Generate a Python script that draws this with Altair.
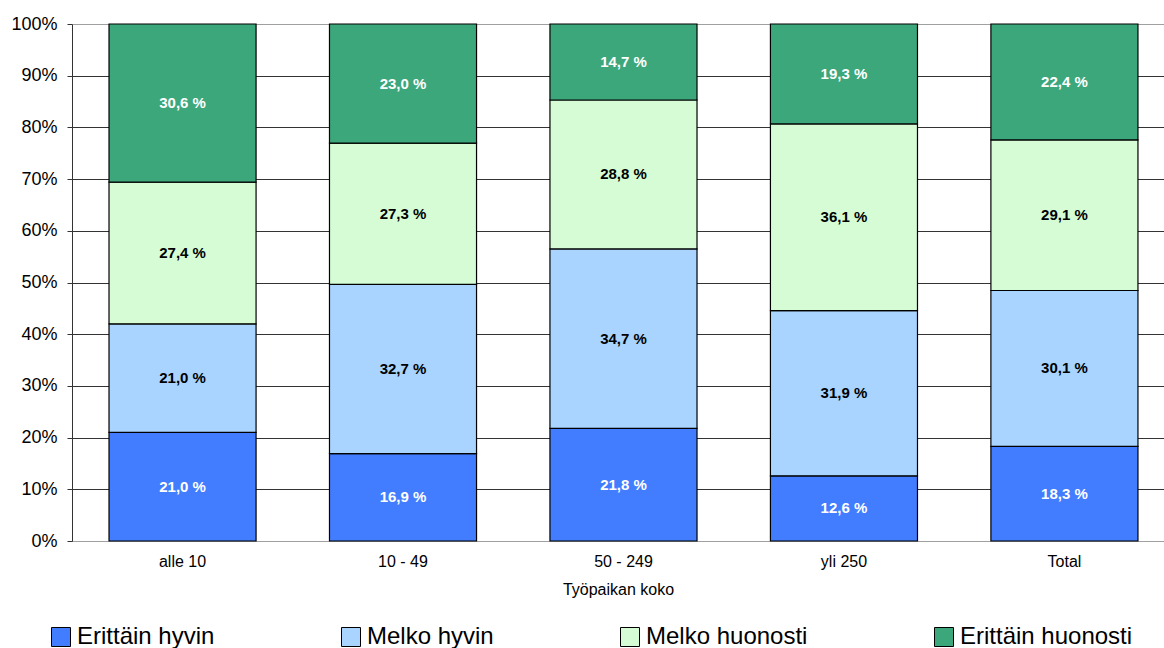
import altair as alt
import pandas as pd

# Workplace size groups and answer categories
sizes = ["alle 10", "10 - 49", "50 - 249", "yli 250", "Total"]
answers = ["Erittäin hyvin", "Melko hyvin", "Melko huonosti", "Erittäin huonosti"]
colors = ["#427DFF", "#A8D4FF", "#D5FCD5", "#3DA77C"]
text_colors = ["white", "black", "black", "white"]

# Shares (%) per size group, in answer order
erittain_hyvin = [21.0, 16.9, 21.8, 12.6, 18.3]
melko_hyvin = [21.0, 32.7, 34.7, 31.9, 30.1]
melko_huonosti = [27.4, 27.3, 28.8, 36.1, 29.1]
erittain_huonosti = [30.6, 23.0, 14.7, 19.3, 22.4]

series = [erittain_hyvin, melko_hyvin, melko_huonosti, erittain_huonosti]
rows = []
for k, (name, vals) in enumerate(zip(answers, series)):
    for s, v in zip(sizes, vals):
        rows.append({"koko": s, "vastaus": name, "order": k, "value": v,
                     "txtcol": text_colors[k]})
df = pd.DataFrame(rows)

FONT = "Liberation Sans"

base = alt.Chart(df).transform_stack(
    stack="value",
    groupby=["koko"],
    as_=["y0", "y1"],
    offset="normalize",
    sort=[alt.SortField("order", order="ascending")],
).transform_calculate(
    mid="(datum.y0 + datum.y1) / 2",
    label="replace(format(datum.value, '.1f'), '.', ',') + ' %'",
)

x_enc = alt.X(
    "koko:N",
    sort=sizes,
    scale=alt.Scale(paddingInner=0.333, paddingOuter=0.143, align=0.587),
    axis=alt.Axis(
        title="Työpaikan koko",
        labelAngle=0,
        ticks=False,
        domainColor="#A0A0A0",
        labelFont=FONT,
        labelFontSize=16,
        labelColor="black",
        labelPadding=12,
        titleFont=FONT,
        titleFontSize=16,
        titleFontWeight="normal",
        titleColor="black",
        titlePadding=12,
    ),
)

bars = base.mark_bar(stroke="black", strokeWidth=1.2).encode(
    x=x_enc,
    y=alt.Y(
        "y0:Q",
        scale=alt.Scale(domain=[0, 1], nice=False),
        axis=alt.Axis(
            title=None,
            format=".0%",
            values=[i / 10 for i in range(11)],
            tickCount=11,
            grid=True,
            gridColor=alt.condition(
                "datum.value == 0 || datum.value == 1",
                alt.value("#A0A0A0"),
                alt.value("#333333"),
            ),
            gridWidth=1,
            domainColor="#333333",
            tickColor="#333333",
            tickSize=5,
            labelFont=FONT,
            labelFontSize=18,
            labelColor="black",
            labelPadding=10,
        ),
    ),
    y2="y1:Q",
    color=alt.Color(
        "vastaus:N",
        scale=alt.Scale(domain=answers, range=colors),
        legend=alt.Legend(
            title=None,
            orient="none",
            direction="horizontal",
            columns=4,
            legendX=-23,
            legendY=601,
            columnPadding=124,
            symbolType="square",
            symbolSize=361,
            symbolStrokeColor="black",
            symbolStrokeWidth=1,
            symbolOpacity=1,
            labelFont=FONT,
            labelFontSize=24,
            labelColor="black",
            labelOffset=4,
            labelLimit=400,
        ),
    ),
)

labels = base.mark_text(font=FONT, fontSize=15, fontWeight="bold").encode(
    x=alt.X("koko:N", sort=sizes),
    y=alt.Y("mid:Q"),
    text="label:N",
    color=alt.Color("txtcol:N", scale=None),
)

chart = (
    alt.layer(bars, labels)
    .properties(
        width=1092,
        height=517,
        autosize=alt.AutoSizeParams(type="none"),
        padding={"left": 72, "top": 24, "right": 0, "bottom": 107},
    )
    .configure_view(stroke=None)
)

chart.save("out.html", embed_options={"renderer": "svg", "actions": False})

============================================================

Task.
Quote the data above in full and without alteration; skip the pictures.

Reply.
Generate a Python script that draws this with Altair.
import altair as alt
import pandas as pd

# Workplace size groups and answer categories
sizes = ["alle 10", "10 - 49", "50 - 249", "yli 250", "Total"]
answers = ["Erittäin hyvin", "Melko hyvin", "Melko huonosti", "Erittäin huonosti"]
colors = ["#427DFF", "#A8D4FF", "#D5FCD5", "#3DA77C"]
text_colors = ["white", "black", "black", "white"]

# Shares (%) per size group, in answer order
erittain_hyvin = [21.0, 16.9, 21.8, 12.6, 18.3]
melko_hyvin = [21.0, 32.7, 34.7, 31.9, 30.1]
melko_huonosti = [27.4, 27.3, 28.8, 36.1, 29.1]
erittain_huonosti = [30.6, 23.0, 14.7, 19.3, 22.4]

series = [erittain_hyvin, melko_hyvin, melko_huonosti, erittain_huonosti]
rows = []
for k, (name, vals) in enumerate(zip(answers, series)):
    for s, v in zip(sizes, vals):
        rows.append({"koko": s, "vastaus": name, "order": k, "value": v,
                     "txtcol": text_colors[k]})
df = pd.DataFrame(rows)

FONT = "Liberation Sans"

base = alt.Chart(df).transform_stack(
    stack="value",
    groupby=["koko"],
    as_=["y0", "y1"],
    offset="normalize",
    sort=[alt.SortField("order", order="ascending")],
).transform_calculate(
    mid="(datum.y0 + datum.y1) / 2",
    label="replace(format(datum.value, '.1f'), '.', ',') + ' %'",
)

x_enc = alt.X(
    "koko:N",
    sort=sizes,
    scale=alt.Scale(paddingInner=0.333, paddingOuter=0.143, align=0.587),
    axis=alt.Axis(
        title="Työpaikan koko",
        labelAngle=0,
        ticks=False,
        domainColor="#A0A0A0",
        labelFont=FONT,
        labelFontSize=16,
        labelColor="black",
        labelPadding=12,
        titleFont=FONT,
        titleFontSize=16,
        titleFontWeight="normal",
        titleColor="black",
        titlePadding=12,
    ),
)

bars = base.mark_bar(stroke="black", strokeWidth=1.2).encode(
    x=x_enc,
    y=alt.Y(
        "y0:Q",
        scale=alt.Scale(domain=[0, 1], nice=False),
        axis=alt.Axis(
            title=None,
            format=".0%",
            values=[i / 10 for i in range(11)],
            tickCount=11,
            grid=True,
            gridColor=alt.condition(
                "datum.value == 0 || datum.value == 1",
                alt.value("#A0A0A0"),
                alt.value("#333333"),
            ),
            gridWidth=1,
            domainColor="#333333",
            tickColor="#333333",
            tickSize=5,
            labelFont=FONT,
            labelFontSize=18,
            labelColor="black",
            labelPadding=10,
        ),
    ),
    y2="y1:Q",
    color=alt.Color(
        "vastaus:N",
        scale=alt.Scale(domain=answers, range=colors),
        legend=alt.Legend(
            title=None,
            orient="none",
            direction="horizontal",
            columns=4,
            legendX=-23,
            legendY=601,
            columnPadding=124,
            symbolType="square",
            symbolSize=361,
            symbolStrokeColor="black",
            symbolStrokeWidth=1,
            symbolOpacity=1,
            labelFont=FONT,
            labelFontSize=24,
            labelColor="black",
            labelOffset=4,
            labelLimit=400,
        ),
    ),
)

labels = base.mark_text(font=FONT, fontSize=15, fontWeight="bold").encode(
    x=alt.X("koko:N", sort=sizes),
    y=alt.Y("mid:Q"),
    text="label:N",
    color=alt.Color("txtcol:N", scale=None),
)

chart = (
    alt.layer(bars, labels)
    .properties(
        width=1092,
        height=517,
        autosize=alt.AutoSizeParams(type="none"),
        padding={"left": 72, "top": 24, "right": 0, "bottom": 107},
    )
    .configure_view(stroke=None)
)

chart.save("out.html", embed_options={"renderer": "svg", "actions": False})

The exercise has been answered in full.